RECORDED DATA ::
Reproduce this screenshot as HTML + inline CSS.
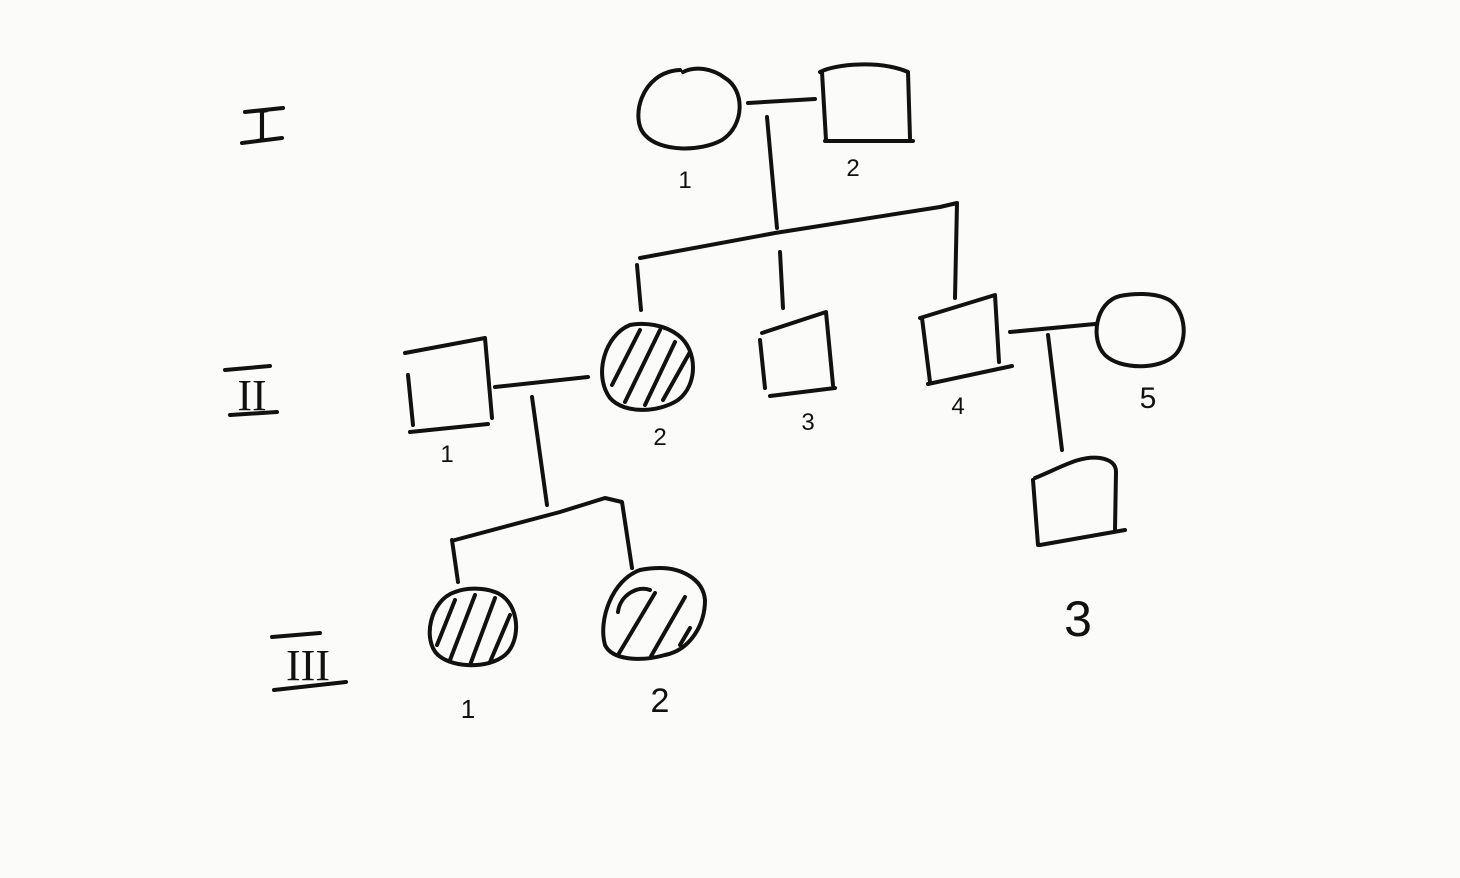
<!DOCTYPE html>
<html><head><meta charset="utf-8"><style>
html,body{margin:0;padding:0;background:#fbfbf9;}
svg{display:block;}
.s{fill:none;stroke:#111;stroke-width:4;stroke-linecap:round;stroke-linejoin:round;}
text{font-family:"Liberation Sans",sans-serif;fill:#111;}
.r{font-family:"Liberation Serif",serif;}
</style></head><body>
<svg width="1460" height="878" viewBox="0 0 1460 878">
<rect width="1460" height="878" fill="#fbfbf9"/>
<g>
<text class="r" x="262" y="140" font-size="44" text-anchor="middle">I</text>
<path class="s" d="M245 112 L283 108 M242 143 L282 138"/>
<text class="r" x="252" y="410" font-size="44" text-anchor="middle">II</text>
<path class="s" d="M225 370 L270 366 M230 415 L277 412"/>
<text class="r" x="308" y="680" font-size="44" text-anchor="middle">III</text>
<path class="s" d="M272 637 L320 633 M274 690 L346 682"/>
</g>
<g>
<path class="s" d="M680 70 C640 72 630 120 645 135 C660 152 700 152 722 140 C745 125 745 90 725 78 C712 68 695 66 683 72"/>
<path class="s" d="M748 103 L815 99"/>
<path class="s" d="M820 72 C835 64 880 60 908 72 L910 138 M822 72 L826 140 M825 141 L913 141"/>
<text x="685" y="188" font-size="24" text-anchor="middle">1</text>
<text x="853" y="176" font-size="24" text-anchor="middle">2</text>
<path class="s" d="M767 117 L777 228"/>
<path class="s" d="M640 258 L775 233 L940 207 L957 203 L955 298 M637 265 L641 310 M780 252 L783 308"/>
</g>
<g>
<path class="s" d="M405 353 L485 338 L492 418 M408 375 L413 425 M410 432 L488 424"/>
<text x="447" y="462" font-size="24" text-anchor="middle">1</text>
<path class="s" d="M495 387 L588 377"/>
<path class="s" d="M630 325 C605 335 593 375 610 398 C625 415 660 412 678 400 C698 385 698 350 678 335 C665 325 645 322 630 325 M612 385 L640 330 M625 402 L660 330 M645 405 L675 342 M663 400 L690 352"/>
<text x="660" y="445" font-size="24" text-anchor="middle">2</text>
<path class="s" d="M762 333 L826 312 L833 385 M760 340 L765 388 M770 396 L835 388"/>
<text x="808" y="430" font-size="24" text-anchor="middle">3</text>
<path class="s" d="M920 318 L995 295 L999 362 M922 318 L930 382 M928 384 L1012 366"/>
<text x="958" y="414" font-size="24" text-anchor="middle">4</text>
<path class="s" d="M1010 332 L1095 324"/>
<path class="s" d="M1120 296 C1095 302 1090 340 1105 355 C1120 370 1160 370 1175 355 C1190 340 1185 305 1165 298 C1150 292 1130 294 1120 296"/>
<text x="1148" y="408" font-size="30" text-anchor="middle">5</text>
<path class="s" d="M1048 335 L1062 450"/>
<path class="s" d="M532 397 L547 505"/>
<path class="s" d="M455 540 L560 512 L605 498 L622 502 L632 568 M452 540 L458 582"/>
</g>
<g>
<path class="s" d="M455 592 C430 600 422 640 438 655 C455 670 495 668 508 652 C522 635 518 600 495 592 C482 587 465 588 455 592 M437 645 L455 600 M450 660 L475 595 M470 665 L495 598 M490 662 L510 615"/>
<text x="468" y="718" font-size="26" text-anchor="middle">1</text>
<path class="s" d="M640 570 C612 580 598 620 605 645 C612 660 640 662 665 655 C690 650 705 625 705 600 C703 578 680 568 660 568 C650 568 645 569 640 570 M618 612 C620 595 638 585 650 590 M618 655 L655 593 M650 658 L685 597 M680 645 L690 628"/>
<text x="660" y="712" font-size="34" text-anchor="middle">2</text>
<path class="s" d="M1035 478 C1060 468 1080 455 1100 458 C1112 460 1116 465 1116 472 L1115 530 M1033 480 L1038 545 M1040 545 L1125 530"/>
<text x="1078" y="636" font-size="50" text-anchor="middle">3</text>
</g>
</svg>
</body></html>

WHAT YOU ARE ASKED TO DO :: Leave out the pictures and output the rest of the material exactly as written.

WRITTEN ANSWER ::
Reproduce this screenshot as HTML + inline CSS.
<!DOCTYPE html>
<html><head><meta charset="utf-8"><style>
html,body{margin:0;padding:0;background:#fbfbf9;}
svg{display:block;}
.s{fill:none;stroke:#111;stroke-width:4;stroke-linecap:round;stroke-linejoin:round;}
text{font-family:"Liberation Sans",sans-serif;fill:#111;}
.r{font-family:"Liberation Serif",serif;}
</style></head><body>
<svg width="1460" height="878" viewBox="0 0 1460 878">
<rect width="1460" height="878" fill="#fbfbf9"/>
<g>
<text class="r" x="262" y="140" font-size="44" text-anchor="middle">I</text>
<path class="s" d="M245 112 L283 108 M242 143 L282 138"/>
<text class="r" x="252" y="410" font-size="44" text-anchor="middle">II</text>
<path class="s" d="M225 370 L270 366 M230 415 L277 412"/>
<text class="r" x="308" y="680" font-size="44" text-anchor="middle">III</text>
<path class="s" d="M272 637 L320 633 M274 690 L346 682"/>
</g>
<g>
<path class="s" d="M680 70 C640 72 630 120 645 135 C660 152 700 152 722 140 C745 125 745 90 725 78 C712 68 695 66 683 72"/>
<path class="s" d="M748 103 L815 99"/>
<path class="s" d="M820 72 C835 64 880 60 908 72 L910 138 M822 72 L826 140 M825 141 L913 141"/>
<text x="685" y="188" font-size="24" text-anchor="middle">1</text>
<text x="853" y="176" font-size="24" text-anchor="middle">2</text>
<path class="s" d="M767 117 L777 228"/>
<path class="s" d="M640 258 L775 233 L940 207 L957 203 L955 298 M637 265 L641 310 M780 252 L783 308"/>
</g>
<g>
<path class="s" d="M405 353 L485 338 L492 418 M408 375 L413 425 M410 432 L488 424"/>
<text x="447" y="462" font-size="24" text-anchor="middle">1</text>
<path class="s" d="M495 387 L588 377"/>
<path class="s" d="M630 325 C605 335 593 375 610 398 C625 415 660 412 678 400 C698 385 698 350 678 335 C665 325 645 322 630 325 M612 385 L640 330 M625 402 L660 330 M645 405 L675 342 M663 400 L690 352"/>
<text x="660" y="445" font-size="24" text-anchor="middle">2</text>
<path class="s" d="M762 333 L826 312 L833 385 M760 340 L765 388 M770 396 L835 388"/>
<text x="808" y="430" font-size="24" text-anchor="middle">3</text>
<path class="s" d="M920 318 L995 295 L999 362 M922 318 L930 382 M928 384 L1012 366"/>
<text x="958" y="414" font-size="24" text-anchor="middle">4</text>
<path class="s" d="M1010 332 L1095 324"/>
<path class="s" d="M1120 296 C1095 302 1090 340 1105 355 C1120 370 1160 370 1175 355 C1190 340 1185 305 1165 298 C1150 292 1130 294 1120 296"/>
<text x="1148" y="408" font-size="30" text-anchor="middle">5</text>
<path class="s" d="M1048 335 L1062 450"/>
<path class="s" d="M532 397 L547 505"/>
<path class="s" d="M455 540 L560 512 L605 498 L622 502 L632 568 M452 540 L458 582"/>
</g>
<g>
<path class="s" d="M455 592 C430 600 422 640 438 655 C455 670 495 668 508 652 C522 635 518 600 495 592 C482 587 465 588 455 592 M437 645 L455 600 M450 660 L475 595 M470 665 L495 598 M490 662 L510 615"/>
<text x="468" y="718" font-size="26" text-anchor="middle">1</text>
<path class="s" d="M640 570 C612 580 598 620 605 645 C612 660 640 662 665 655 C690 650 705 625 705 600 C703 578 680 568 660 568 C650 568 645 569 640 570 M618 612 C620 595 638 585 650 590 M618 655 L655 593 M650 658 L685 597 M680 645 L690 628"/>
<text x="660" y="712" font-size="34" text-anchor="middle">2</text>
<path class="s" d="M1035 478 C1060 468 1080 455 1100 458 C1112 460 1116 465 1116 472 L1115 530 M1033 480 L1038 545 M1040 545 L1125 530"/>
<text x="1078" y="636" font-size="50" text-anchor="middle">3</text>
</g>
</svg>
</body></html>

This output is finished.